Efficient Tracking of Sparse Signals via an Earth Mover's Distance Dynamics Regularizer

Sparse signal models have enjoyed great success, achieving state-of-the-art performance in many applications. Some algorithms further improve performance by taking advantage of temporal dynamics for streaming observations. However, the tracking regularizers are often based on the $\ell_p$-norm which does not take full advantage of the relationship between neighboring signal elements. In this work, we propose the use of the earth mover's distance (EMD) as an alternative tracking regularizer for causal tracking when there is a natural geometry to the coefficient space that should be respected (e.g., meaningful ordering). Our proposed earth mover's distance dynamic filtering (EMD-DF) algorithm is a causal approach to tracking time-varying sparse signals that includes two variants: one which uses the traditional EMD as a tracking regularizer for sparse nonnegative signals, and a relaxation which allows for complex-valued signals.

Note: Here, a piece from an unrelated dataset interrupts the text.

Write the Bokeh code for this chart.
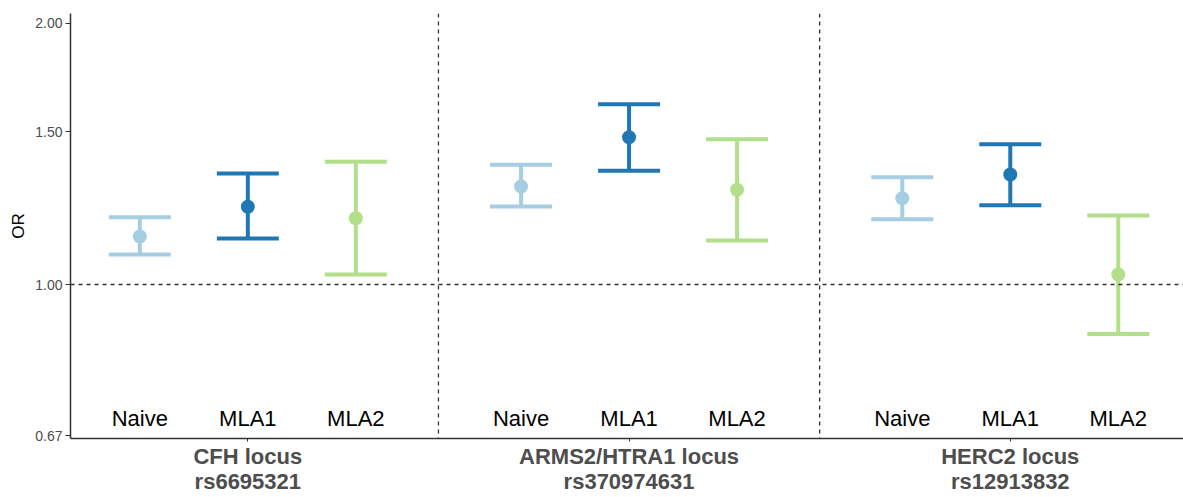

In addition, we present a computationally efficient formulation of EMD-DF (based on optimal transport theory), improving computational scalability for large state vectors. Through a series of simulations, we demonstrate the advantages of EMD-DF compared to existing methods on tracking sparse targets in state vectors with multiple dimensions and tracking sparse frequencies in time-series estimation. In the context of frequency tracking, we illustrate the advantages of EMD-DF in tracking neural oscillations in electrophysiology recordings from rodent brains. We demonstrate that EMD-DF causally produces representations that achieve much higher time-frequency resolution than traditional causal linear methods such as the Short-Time Fourier Transform (STFT).